Pre-seed VC firms look at the founders and key team members’s educational backgrounds, startup vs. corporate employment experience, global vs. local work experience, previous entrepreneurial experience, age, managerial experience, and professional network.

I know a firm that only cares about founders’ personality traits, emotional intelligence, diversity, and equity distribution regardless of the idea or the market to score pre-seed startups.

2.5. Supporting

Imagine how such data teams at those VC firms can help new startups!

They help in fundraising for next rounds. They can recommend when to raise, from whom, how much to raise, on what terms, and for how long.

A specific firm is using their data platform to allow their portfolio companies to compare their performance against a collection of comparable companies to get a sense of how well they are performing relative to the market across metrics like growth efficiency, customer retention, and operations.

Another firm has developed a software tool that aggregates data from many sources and allows their portfolio companies to take advantage of the relationships the firm has with customers, talent and investors.
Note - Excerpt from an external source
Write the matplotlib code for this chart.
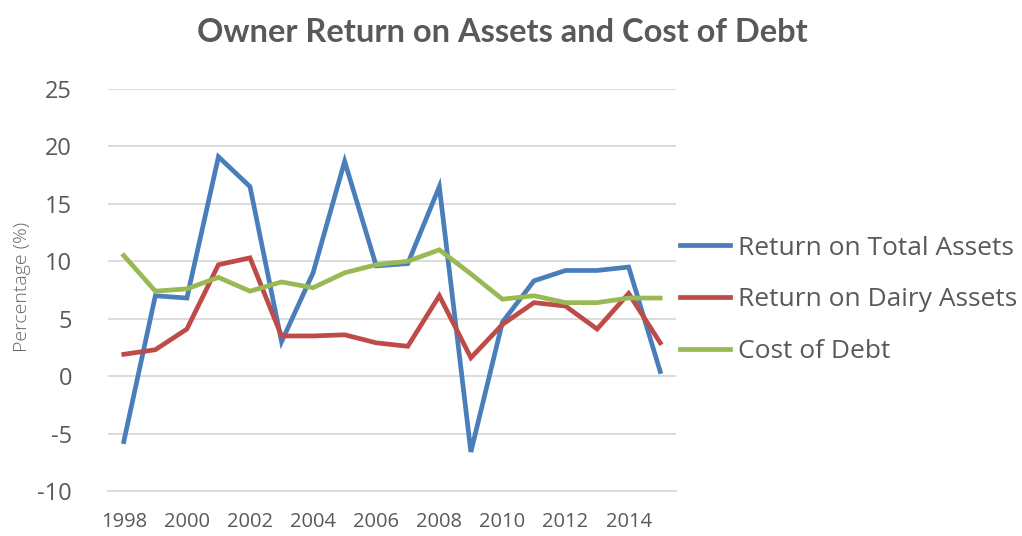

Another firm is using an AI-based system for identifying and sourcing talent. It provides its portfolio companies with deep intelligence on nearly the entire talent ecosystem of the tech industry, including engineers, data scientists, product managers, designers and business leaders, ranking each person with dozens of quality dimensions, providing real-time predictions on how likely they are to switch jobs, and even proactively pushing new ones as they become available to help portfolio companies with the recruitment of rising stars.

2.6. Fundraising

Data-driven VCs apply similar techniques to raise capital for their own funds from LPs.

They research LPs activities indirectly through data on other VC firms, or directly by collecting public data on funds of funds, pension funds, endowment funds, corporate funds, and other potential LPs.

They gather intelligence on how much capital specific LPs might have to deploy, who invested in which funds, when and how much, and they try to predict their next moves based on their history and on the performance of portfolio funds.

Moreover, some VCs are using predictive AI models and complex math to enhance their funds performance in preparation for raising the next fund. For example, a firm calculates the optimal distribution of reserves for follow-on investments and plan capital calls accordingly. Another firm built a statistical model to optimize ticket sizes, valuations, and equity stakes, depending on the fund’s current performance, remaining capital, reserve, and the fund’s term.

2.7. Data-Driven LPs

All of the above is also used by LPs, to a certain extent, to source and score VC fund managers. But instead of focusing on founders and startup metrics, they focus on VC partners and other team members. They also have a different set of fund metrics to track such as: DPI, RVPI, TVPI, IRR, etc…

They collect data on fund managers like: who raised how much and when, who invested in what, when and how much, and who invested in the same deals at what stages at what terms. Then they compare funds performance by their vintage years and/or by their focus.

They also explore general trends in the VC industry such as the number of new first-time VCs every year, number of industry-specific funds, number of stage-specific funds, market gaps, correlations between funds activities locally and globally, and many other insights.

At the end of the day, the data you collect and process over time is your trade secret in the venture business. You should have a clean, organized, and up to date database that includes everything you get your hands on, and you should continuously create and update algorithms to help you make more informed decisions.